Former Democratic presidential candidate Senator Bernie Sanders

Former Democratic presidential candidate Senator Bernie Sanders (I-VT) speaks during a Capitol Hill rally to promote a people's agenda and a common commitment to stepping up grassroots mobilizations for economic and social justice and equality November 17, 2016.

Credit:

Carlos Barria/Reuters

Six months ago, Senator Bernie Sanders still had a pretty decent shot at becoming president. By focusing on political corruption, income inequality and the threats facing Americans in the next 10 to 15 years, his campaign especially emboldened young people looking for a fresh new perspective on their futures.

That wasn’t enough, though. And, as Sanders points out in a recent interview, ultimately the 2016 election came down to a war of personality, not policy, which was a war he just couldn’t win.

“We had the misfortune about speaking about the real issues impacting the real American people,” Sanders said. “That’s not a good way to get media coverage.”   

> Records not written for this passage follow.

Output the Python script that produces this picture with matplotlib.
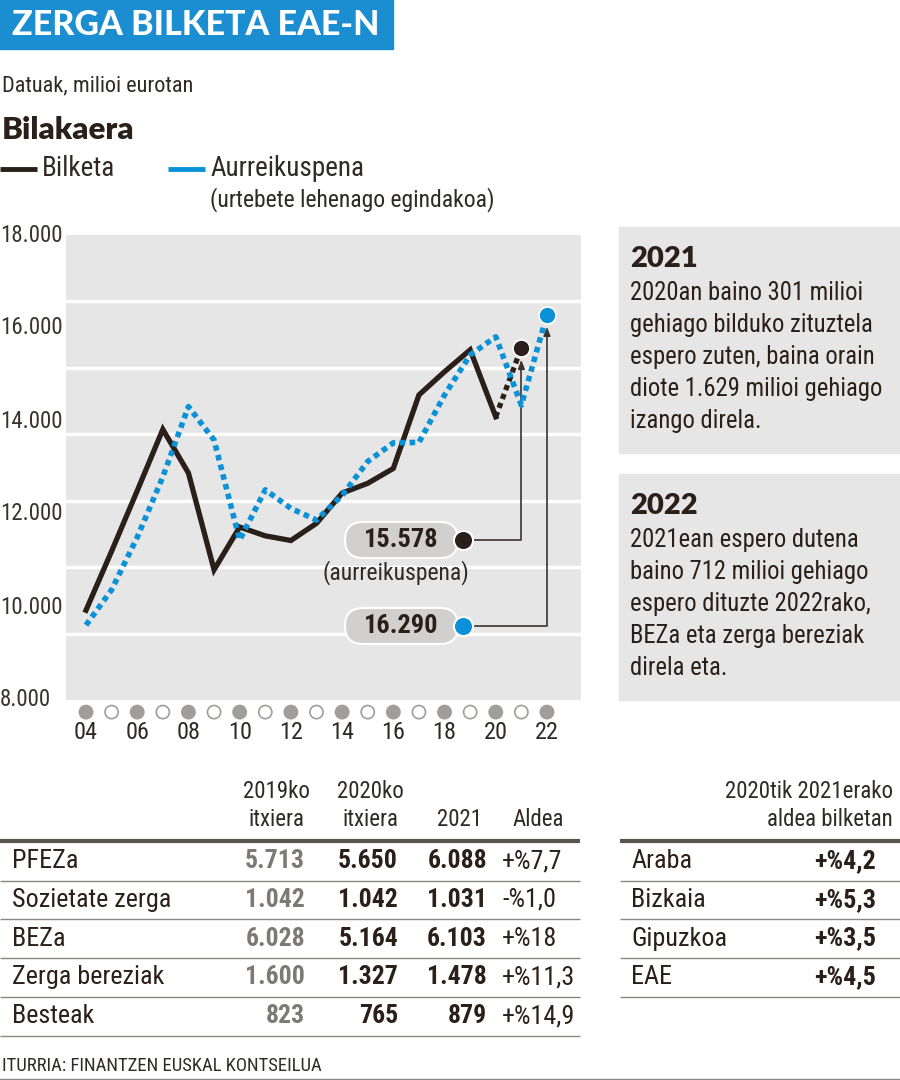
import matplotlib
matplotlib.use("Agg")
import matplotlib.pyplot as plt
from matplotlib import font_manager
from matplotlib.patches import Rectangle, FancyBboxPatch, ConnectionPatch
from matplotlib.transforms import blended_transform_factory

# datuak (milioi eurotan), grafikotik irakurrita
years = list(range(2004, 2023))
bilketa = [9930, 11200, 12500, 13820, 12880, 10800, 11720, 11530, 11430,
           11800, 12450, 12660, 12980, 14560, 15060, 15530, 14090]
bilketa_2021 = 15578
aurreikuspena = [9610, 10370, 11500, 12800, 14310, 13590, 11440, 12520, 12120,
                 11870, 12400, 13130, 13530, 13540, 14560, 15420, 15810, 14340, 16290]
y_ticks = [8000, 10000, 12000, 14000, 16000, 18000]
y_tick_labels = ["8.000", "10.000", "12.000", "14.000", "16.000", "18.000"]

# taula
zergak = ["PFEZa", "Sozietate zerga", "BEZa", "Zerga bereziak", "Besteak"]
itxiera_2019 = ["5.713", "1.042", "6.028", "1.600", "823"]
itxiera_2020 = ["5.650", "1.042", "5.164", "1.327", "765"]
urtea_2021 = ["6.088", "1.031", "6.103", "1.478", "879"]
aldea = ["+%7,7", "-%1,0", "+%18", "+%11,3", "+%14,9"]
lurraldeak = ["Araba", "Bizkaia", "Gipuzkoa", "EAE"]
lurralde_aldea = ["+%4,2", "+%5,3", "+%3,5", "+%4,5"]

BLACK = "#2a1f19"
TXT = "#2f2a27"
BLUE = "#0a91d8"
GREY_BG = "#e6e6e6"
GREY_DOT = "#a09d9b"
RULE = "#8a8784"

available = {f.name for f in font_manager.fontManager.ttflist}


def pick(*cands):
    for c in cands:
        if c in available:
            return c
    return "DejaVu Sans"


COND = pick("Roboto Condensed", "Open Sans Condensed", "Liberation Sans Narrow", "Roboto")
HEAVY = pick("Lato", "Roboto")
plt.rcParams["font.family"] = [COND, "DejaVu Sans"]

fig = plt.figure(figsize=(9, 10.8), dpi=100)

# overlay in pixel coords (y down)
ov = fig.add_axes([0, 0, 1, 1], zorder=3)
ov.set_xlim(0, 900)
ov.set_ylim(1080, 0)
ov.axis("off")

# chart axes
L, T, R, B = 66, 235, 581, 700
ax = fig.add_axes([L / 900, 1 - B / 1080, (R - L) / 900, (B - T) / 1080], zorder=2)
ax.set_facecolor(GREY_BG)
ax.set_xlim(2004 - 20 / 25.6, 2022 + 34 / 25.6)
ax.set_ylim(8000, 18000)
for s in ax.spines.values():
    s.set_visible(False)
ax.set_xticks([])
ax.set_yticks([])
for k in range(1, 7):
    ax.axhline(8000 + k * 10000 / 7, color="white", lw=2.5, zorder=1)

# lines
ax.plot(years[:len(bilketa)], bilketa, color=BLACK, lw=3.8, zorder=3,
        solid_joinstyle="miter")
ax.plot([years[len(bilketa) - 1], 2021], [bilketa[-1], bilketa_2021], color=BLACK,
        lw=3.8, ls=(0, (1, 0.8)), dash_capstyle="butt", zorder=3)
ax.plot(years, aurreikuspena, color=BLUE, lw=4, ls=(0, (1, 0.8)),
        dash_capstyle="butt", zorder=4)
ax.scatter([2021], [bilketa_2021], s=150, color=BLACK, edgecolor="white", lw=1.2, zorder=5)
ax.scatter([2022], [aurreikuspena[-1]], s=150, color=BLUE, edgecolor="white", lw=1.2, zorder=5)

# y labels
ytr = blended_transform_factory(ax.transAxes, ax.transData)
for v, lab in zip(y_ticks, y_tick_labels):
    ax.text(-L / (R - L), v, lab, transform=ytr, ha="left", va="center",
            fontsize=16.5, color="#3a3330", clip_on=False)

# x circles and labels
xtr = blended_transform_factory(ax.transData, ax.transAxes)
ax.scatter(years, [-0.026] * len(years), transform=xtr, clip_on=False, s=90,
           facecolor=[GREY_DOT if y % 2 == 0 else "white" for y in years],
           edgecolor=GREY_DOT, lw=1.2)
for y in years[::2]:
    ax.text(y, -0.069, f"{y % 100:02d}", transform=xtr, ha="center", va="center",
            fontsize=17.5, color=TXT, clip_on=False)

# annotation pills
pills = [("15.578", 540, BLACK, 2021, bilketa_2021),
         ("16.290", 626, BLUE, 2022, aurreikuspena[-1])]
for txt, py, col, yr, val in pills:
    ov.add_patch(FancyBboxPatch((345, py - 18), 113, 36,
                                boxstyle="round,pad=0,rounding_size=18",
                                mutation_aspect=1, fc="#d2d0ce", ec="white", lw=1.5, zorder=3))
    ov.text(401, py, txt, ha="center", va="center", fontsize=19, fontweight="bold",
            color=BLACK, zorder=4)
    ov.scatter([463], [py], s=190, color=col, edgecolor="white", lw=1.5, zorder=5)
    con = ConnectionPatch(xyA=(471, py), coordsA=ov.transData, xyB=(yr, val),
                          coordsB=ax.transData, arrowstyle="-|>,head_length=0.5,head_width=0.2",
                          connectionstyle="angle,angleA=0,angleB=90,rad=0",
                          shrinkA=0, shrinkB=9, color="#3a3330", lw=1.2, mutation_scale=10,
                          zorder=2)
    ax.add_artist(con)
ov.text(396, 573, "(aurreikuspena)", ha="center", va="center", fontsize=17, color=TXT)

# title block
ov.add_patch(Rectangle((0, 0), 393, 49, color="#1b8ed2", zorder=1))
ov.text(12, 25, "ZERGA BILKETA EAE-N", ha="left", va="center", color="white",
        fontsize=24.5, fontweight=900, family=HEAVY, zorder=2)
ov.text(2, 86, "Datuak, milioi eurotan", ha="left", va="center", fontsize=16, color=TXT)
ov.text(2, 130, "Bilakaera", ha="left", va="center", fontsize=22.5, fontweight="heavy",
        family=HEAVY, color=BLACK)

# legend
ov.plot([0, 37], [169, 169], color=BLACK, lw=3.5, solid_capstyle="butt")
ov.text(42, 169, "Bilketa", ha="left", va="center", fontsize=19.5, color=TXT)
ov.plot([168, 205], [169, 169], color=BLUE, lw=3.5, solid_capstyle="butt")
ov.text(210, 169, "Aurreikuspena", ha="left", va="center", fontsize=19.5, color=TXT)
ov.text(210, 200, "(urtebete lehenago egindakoa)", ha="left", va="center", fontsize=17,
        color=TXT)

# right boxes
boxes = [(227, 453, "2021", ["2020an baino 301 milioi", "gehiago bilduko zituztela",
                             "espero zuten, baina orain", "diote 1.629 milioi gehiago",
                             "izango direla."]),
         (474, 700, "2022", ["2021ean espero dutena", "baino 712 milioi gehiago",
                             "espero dituzte 2022rako,", "BEZa eta zerga bereziak",
                             "direla eta."])]
for top, bot, head, lines in boxes:
    ov.add_patch(Rectangle((619, top), 281, bot - top, color=GREY_BG, zorder=1))
    ov.text(630, top + 32, head, ha="left", va="center", fontsize=21, fontweight="heavy",
            family=HEAVY, color=BLACK, zorder=2)
    for i, ln in enumerate(lines):
        ov.text(630, top + 66 + i * 32, ln, ha="left", va="center", fontsize=17.7,
                color=BLACK, zorder=2)

# table headers
hdr = dict(ha="center", va="center", fontsize=16.5, color=TXT)
ov.text(276, 792, "2019ko", **hdr)
ov.text(276, 820, "itxiera", **hdr)
ov.text(370, 792, "2020ko", **hdr)
ov.text(370, 820, "itxiera", **hdr)
ov.text(460, 820, "2021", **hdr)
ov.text(538, 820, "Aldea", **hdr)
ov.text(893, 792, "2020tik 2021erako", ha="right", va="center", fontsize=16.5, color=TXT)
ov.text(893, 820, "aldea bilketan", ha="right", va="center", fontsize=16.5, color=TXT)
ov.plot([0, 580], [841, 841], color="#5b5550", lw=3, solid_capstyle="butt")
ov.plot([620, 900], [841, 841], color="#5b5550", lw=3, solid_capstyle="butt")

row_y0, row_h = 861, 38.8
for i, name in enumerate(zergak):
    yy = row_y0 + i * row_h
    ov.text(12, yy, name, ha="left", va="center", fontsize=18.8, color=BLACK)
    ov.text(305, yy, itxiera_2019[i], ha="right", va="center", fontsize=18.5,
            fontweight="bold", color="#7d7976")
    ov.text(398, yy, itxiera_2020[i], ha="right", va="center", fontsize=18.5,
            fontweight="bold", color=BLACK)
    ov.text(487, yy, urtea_2021[i], ha="right", va="center", fontsize=18.5,
            fontweight="bold", color=BLACK)
    ov.text(502, yy, aldea[i], ha="left", va="center", fontsize=18.8, color=BLACK)
    ov.plot([0, 580], [yy + 19.5, yy + 19.5], color=RULE, lw=1, solid_capstyle="butt")
for i, name in enumerate(lurraldeak):
    yy = row_y0 + i * row_h
    ov.text(631, yy, name, ha="left", va="center", fontsize=18.8, color=BLACK)
    ov.text(876, yy, lurralde_aldea[i], ha="right", va="center", fontsize=18.8,
            fontweight="bold", color=BLACK)
    ov.plot([620, 900], [yy + 19.5, yy + 19.5], color=RULE, lw=1, solid_capstyle="butt")

ov.text(2, 1066, "ITURRIA: FINANTZEN EUSKAL KONTSEILUA", ha="left", va="center",
        fontsize=13.5, color=TXT)
ov.plot([0, 900], [1079, 1079], color=RULE, lw=1)

fig.savefig("out.png", dpi=100)
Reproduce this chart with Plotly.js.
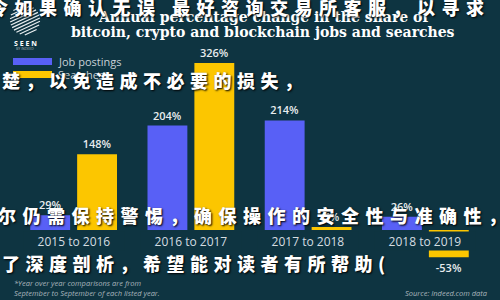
<!DOCTYPE html>
<html>
<head>
<meta charset="utf-8">
<script src="https://cdn.plot.ly/plotly-3.0.1.min.js"></script>
<style>html,body{margin:0;padding:0;background:#0e3441;}</style>
</head>
<body>
<div id="chart" style="width:500px;height:300px;"></div>
<script>
// ---- data ----
var categories = ["2015 to 2016", "2016 to 2017", "2017 to 2018", "2018 to 2019"];
var jobPostings = [29, 204, 214, 26];
var searches = [148, 326, 6, -53];
var seriesNames = ["Job postings", "Searches"];

// ---- layout helpers (pixel -> paper) ----
var W = 500, H = 300;
var M = {l: 15, r: 16, t: 25, b: 9};
var PW = W - M.l - M.r, PH = H - M.t - M.b;
function px(x) { return (x - M.l) / PW; }
function py(y) { return 1 - (y - M.t) / PH; }

var BG = "#0e3441";
var BLUE = "#5860f6";
var YELLOW = "#fcc600";

function pct(v) { return v + "%"; }

var traces = [
  {type: "bar", name: seriesNames[0], x: categories, y: jobPostings,
   marker: {color: BLUE}, text: jobPostings.map(pct), textposition: "outside",
   cliponaxis: false, hoverinfo: "skip",
   textfont: {family: "Open Sans", size: 11, color: "#e8ecee", weight: 600}},
  {type: "bar", name: seriesNames[1], x: categories, y: searches,
   marker: {color: YELLOW}, text: searches.map(pct), textposition: "outside",
   cliponaxis: false, hoverinfo: "skip",
   textfont: {family: "Open Sans", size: 11, color: "#e8ecee", weight: 600}}
];

var annotations = [];
// category labels sitting on the zero line
categories.forEach(function (c) {
  annotations.push({x: c, y: 0, xref: "x", yref: "y", yanchor: "top", yshift: -1,
    text: c, showarrow: false, width: 100, height: 18, borderpad: 0, bgcolor: BG,
    font: {family: "Open Sans", size: 12, color: "#d5dde1"}});
});
// title
annotations.push({xref: "paper", yref: "paper", x: px(263), y: py(17), xanchor: "center", yanchor: "middle",
  text: "Annual percentage change in the share of", showarrow: false,
  font: {family: "DejaVu Serif", size: 14, color: "#ffffff", weight: "bold"}});
annotations.push({xref: "paper", yref: "paper", x: px(263), y: py(32), xanchor: "center", yanchor: "middle",
  text: "bitcoin, crypto and blockchain jobs and searches", showarrow: false,
  font: {family: "DejaVu Serif", size: 14, color: "#ffffff", weight: "bold"}});
// legend text
annotations.push({xref: "paper", yref: "paper", x: px(56), y: py(61), xanchor: "left", yanchor: "middle",
  text: seriesNames[0], showarrow: false, font: {family: "Open Sans", size: 11, color: "#c9d2d7"}});
annotations.push({xref: "paper", yref: "paper", x: px(56), y: py(74), xanchor: "left", yanchor: "middle",
  text: seriesNames[1], showarrow: false, font: {family: "Open Sans", size: 11, color: "#c9d2d7"}});
// logo text
annotations.push({xref: "paper", yref: "paper", x: px(25), y: py(43), xanchor: "center", yanchor: "middle",
  text: "S E E N", showarrow: false, font: {family: "Open Sans", size: 7, color: "#ffffff", weight: "bold"}});
annotations.push({xref: "paper", yref: "paper", x: px(25), y: py(48.5), xanchor: "center", yanchor: "middle",
  text: "BY INDEED", showarrow: false, font: {family: "Open Sans", size: 3.5, color: "#a9b5bc"}});
// footnotes
annotations.push({xref: "paper", yref: "paper", x: px(12), y: py(288), xanchor: "left", yanchor: "middle",
  text: "<i>*Year over year comparisons are from<br>September to September of each listed year.</i>", align: "left",
  showarrow: false, font: {family: "Open Sans", size: 7.5, color: "#a9b5bc"}});
annotations.push({xref: "paper", yref: "paper", x: px(490), y: py(293), xanchor: "right", yanchor: "middle",
  text: "<i>Source: Indeed.com data</i>", showarrow: false,
  font: {family: "Open Sans", size: 7.5, color: "#a9b5bc"}});

// watermark lines
var wm = [
  {t: "令如果确认无误 最好咨询交易所客服，以寻求", x: -12, y: 7, ls: 6.5},
  {t: "楚，以免造成不必要的损失，", x: 0, y: 80, ls: 5.5},
  {t: "尔仍需保持警惕，确保操作的安全性与准确性，", x: -4, y: 215, ls: 6.5},
  {t: "了深度剖析，希望能对读者有所帮助(", x: 0, y: 263, ls: 5.5}
];
wm.forEach(function (w) {
  annotations.push({xref: "paper", yref: "paper", x: px(w.x), y: py(w.y), xanchor: "left", yanchor: "middle",
    text: '<span style="letter-spacing:' + w.ls + 'px">' + w.t + '</span>', showarrow: false,
    font: {family: "Noto Sans CJK SC", size: 18, color: "#ffffff", weight: 900,
           shadow: "1px 1px 2px #000000"}});
});

// shapes: legend swatches and logo
var shapes = [
  {type: "rect", xref: "paper", yref: "paper", x0: px(13), x1: px(52), y0: py(58), y1: py(65),
   fillcolor: BLUE, line: {width: 0}},
  {type: "rect", xref: "paper", yref: "paper", x0: px(13), x1: px(52), y0: py(71), y1: py(78),
   fillcolor: YELLOW, line: {width: 0}}
];
// logo: circle of diagonal stripes
(function () {
  var cx = 25, cy = 20, r = 15, ang = -25 * Math.PI / 180;
  var dx = Math.cos(ang), dy = Math.sin(ang);
  var nx = -dy, ny = dx;
  var path = "";
  for (var d = -13.5; d <= 13.6; d += 3) {
    var half = Math.sqrt(r * r - d * d);
    var mx = cx + nx * d, my = cy + ny * d;
    var x0 = mx - dx * half, y0 = my - dy * half, x1 = mx + dx * half, y1 = my + dy * half;
    path += "M" + px(x0) + "," + py(y0) + " L" + px(x1) + "," + py(y1) + " ";
  }
  shapes.push({type: "path", xref: "paper", yref: "paper", path: path,
    line: {color: "#e9eef0", width: 1.2}});
})();

var layout = {
  width: W, height: H, autosize: false,
  margin: M,
  paper_bgcolor: BG, plot_bgcolor: BG,
  showlegend: false,
  barmode: "group", bargap: 0.2, bargroupgap: 0.15,
  xaxis: {type: "category", showticklabels: false, showgrid: false, zeroline: false, showline: false, ticks: ""},
  yaxis: {range: [-119.07, 400.2], showticklabels: false, showgrid: false, zeroline: false, showline: false, ticks: ""},
  annotations: annotations,
  shapes: shapes
};

Plotly.newPlot("chart", traces, layout, {displayModeBar: false, staticPlot: true});
</script>
</body>
</html>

In his new book, “Our Revolution: A Future to Believe In,” Sanders lays out 10 concrete things Americans can do to fight corruption and carry on the message that inspired so many people to join his side during the primaries. On his list is fighting corporate media and recognizing the power advertisers wield over journalists. That can impact not only the information the public receives, but also the outcomes of elections.

Sanders points out that President-elect Donald Trump sees this media coverage as something he can manipulate and bend to his interests, as evidenced by his recent tweet storm about "Hamilton" and "Saturday Night Live," as well as his treatment of journalists who refuse to meet with him off the record.

“Trump, who is nobody’s fool, understands that if you say outrageous things, you’ll get the media all over the place,” Sanders explains.

The lack of coverage surrounding climate change also greatly concerns Sanders, who points to a clear path as to why the media avoids such a crucial topic.

“Climate change, according to the scientific community, is the great global crisis that we face,” says Sanders. “Yet there is unbelievably little coverage of climate change, and I believe that has a lot to do with the fossil fuel advertising and the special interests that dominate television.”

To fight this type of bias, Sanders recommends holding journalists accountable, and that citizens share information directly — via the internet or interpersonal discussions — to avoid being beholden to whatever CNN or CBS might be saying.

“I’m not here to say to the corporate media, ‘reform yourself,’ I don’t think that’s going to happen,” says Sanders. “But we need to focus on the real issues that impact American people. I don’t think the corporate media is going to do it — I think the conflict of interests are just too great.”